In states with "gatekeeper boards":
In Rhode Island, the senate must advise and consent to every pardon.
In South Dakota, the governor has constitutional authority to pardon
without consultation with the board, but sealing is unavailable to a
grantee if the statutory procedure requiring board approval is not
followed. The result is that in recent years all pardons have been
granted after board approval.
California's Governor generally has unilateral pardoning power with a board that the Governor may, but is not required to consult it, but there is an exception to that rule:
In California, the governor is required to consult with the parole
board and seek approval of the state supreme court in recidivist cases
The variety of U.S. state level criminal justice rules matters quite a lot because something on the order of 98% of criminal convictions occur in state courts which the President can't pardon, while only about 2% of criminal convictions occur in federal courts and can be pardoned by the President.
Very little serious "blue collar crime" that occurs outside of Indian Reservations is handled in federal court. Bank robbery and interstate kidnappings are some of the main exceptions to this general rule.

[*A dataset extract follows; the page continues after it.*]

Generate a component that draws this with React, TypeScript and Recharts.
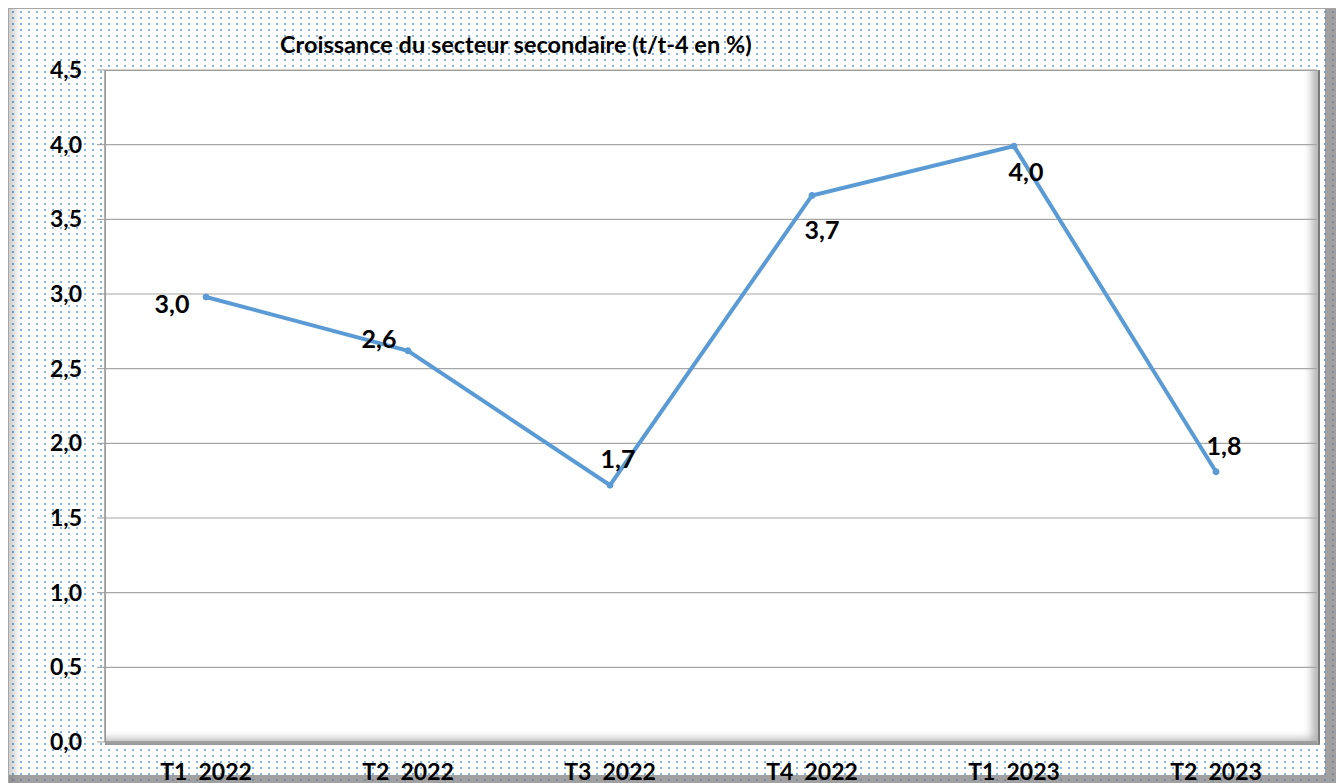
import React from 'react';
import { LineChart, Line, XAxis, YAxis, CartesianGrid, LabelList } from 'recharts';

const QUARTERS = ['T1  2022', 'T2  2022', 'T3  2022', 'T4  2022', 'T1  2023', 'T2  2023'];
const GROWTH = [2.98, 2.62, 1.72, 3.66, 3.99, 1.81];
const Y_TICKS = [0, 0.5, 1, 1.5, 2, 2.5, 3, 3.5, 4, 4.5];
const LABEL_POS = ['left', 'topLeft', 'top', 'bottom', 'bottomNear', 'top'];

const TITLE = 'Croissance du secteur secondaire (t/t-4 en %)';
const FONT = 'Lato, "Open Sans", sans-serif';
const LINE_COLOR = '#5b9bd5';

const W = 1332;
const H = 780;

const data = QUARTERS.map((q, i) => ({ q, v: GROWTH[i] }));

const fmt = (v: number) => v.toFixed(1).replace('.', ',');

// label placement around the point: [dx, dy] for the text baseline centre
const OFFSETS: Record<string, [number, number]> = {
  left: [-34, 16],
  topLeft: [-29, -3],
  top: [8, -17],
  bottom: [10, 44],
  bottomNear: [12, 35],
};

function renderLabel(props: any) {
  const { x, y, value, index } = props;
  const [dx, dy] = OFFSETS[LABEL_POS[index] || 'top'];
  return (
    <text
      x={x + dx}
      y={y + dy}
      textAnchor="middle"
      fontFamily={FONT}
      fontWeight={700}
      fontSize={25}
      fill="#000"
    >
      {fmt(value)}
    </text>
  );
}

function QuarterTick(props: any) {
  const { x, y, payload } = props;
  return (
    <text
      x={x}
      y={y + 13}
      textAnchor="middle"
      fontFamily={FONT}
      fontWeight={700}
      fontSize={23}
      fill="#000"
      style={{ whiteSpace: 'pre' }}
    >
      {payload.value}
    </text>
  );
}

export default function App() {
  return (
    <div
      style={{
        position: 'relative',
        width: W,
        height: H,
        borderTop: '1px solid #a6a6a6',
        borderLeft: '1px solid #a6a6a6',
        boxSizing: 'border-box',
        backgroundColor: '#fff',
        backgroundImage: 'radial-gradient(circle, #86b6e6 1px, transparent 1.4px)',
        backgroundSize: '8px 6px',
        boxShadow:
          'inset -15px -13px 0 rgba(120,120,120,0.7), inset 12px 0 8px -6px rgba(0,0,0,0.2)',
        overflow: 'hidden',
      }}
    >
      {/* plot area box with bevel shadow */}
      <div
        style={{
          position: 'absolute',
          left: 96,
          top: 61,
          width: 1212,
          height: 672,
          background: '#fff',
          borderTop: '1px solid #999',
          borderLeft: '1px solid #999',
          borderRight: '2px solid #7a7a7a',
          borderBottom: '2px solid #9a9a9a',
          boxShadow: 'inset -10px -8px 8px -4px rgba(0,0,0,0.3)',
        }}
      />
      <div
        style={{
          position: 'absolute',
          left: 271,
          top: 21,
          fontFamily: FONT,
          fontWeight: 700,
          fontSize: 23.5,
          color: '#000',
          whiteSpace: 'pre',
        }}
      >
        {TITLE}
      </div>
      <div style={{ position: 'absolute', left: -1, top: -1 }}>
        <LineChart
          width={W}
          height={H}
          data={data}
          margin={{ top: 62, right: 23, bottom: 16, left: 0 }}
        >
          <CartesianGrid vertical={false} stroke="#a6a6a6" strokeWidth={1.2} />
          <XAxis
            dataKey="q"
            height={30}
            padding={{ left: 101, right: 101 }}
            axisLine={{ stroke: '#999', strokeWidth: 1.5 }}
            tickLine={false}
            tickMargin={19}
            interval={0}
            tick={<QuarterTick />}
          />
          <YAxis
            domain={[0, 4.5]}
            ticks={Y_TICKS}
            width={97}
            tickFormatter={fmt}
            axisLine={{ stroke: '#999', strokeWidth: 1.5 }}
            tickLine={{ stroke: '#999' }}
            tickSize={8}
            tickMargin={15}
            tick={{ fontFamily: FONT, fontWeight: 700, fontSize: 23, fill: '#000' }}
          />
          <Line
            type="linear"
            dataKey="v"
            stroke={LINE_COLOR}
            strokeWidth={4}
            dot={{ r: 3, fill: LINE_COLOR, stroke: LINE_COLOR, strokeWidth: 1 }}
            isAnimationActive={false}
          >
            <LabelList dataKey="v" content={renderLabel} />
          </Line>
        </LineChart>
      </div>
    </div>
  );
}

OBSERVATION: The dramatically reduced use of the pardon power also coincides with another notable political development. In the premodern era after the U.S. Constitution was adopted, the U.S. House routinely resolved disputed Congressional elections itself (almost always on party-line votes). But around the same time that more appeals were provided for criminal defendants, there was a fairly dramatic shift towards having courts resolved disputed elections, and Congressional resolutions of disputed elections became vanishingly rare.
Indeterminate v. Determinate Sentencing Considered
A final twist that is worth recognizing is that while the federal criminal justice system in the U.S. and some states have mostly determinate sentencing (which means that the length of the prison term is mostly decided when you are sentenced by a judge for a crime), many U.S. states mostly have an indeterminate sentencing system for serious crimes.
In an indeterminate sentencing system, the sentencing judge sets a minimum sentence and a maximum sentence that are quite far apart from each other, and a parole board in the prison system decides at what time between the minimum and maximum date set by the judge you are actually released from prison with your behavior while incarcerated playing a significant role in that decision.
In a sense, in an indeterminate sentencing system, commutation (i.e. reduction) of prison sentences becomes the norm and serving a maximum prison term becomes the exception.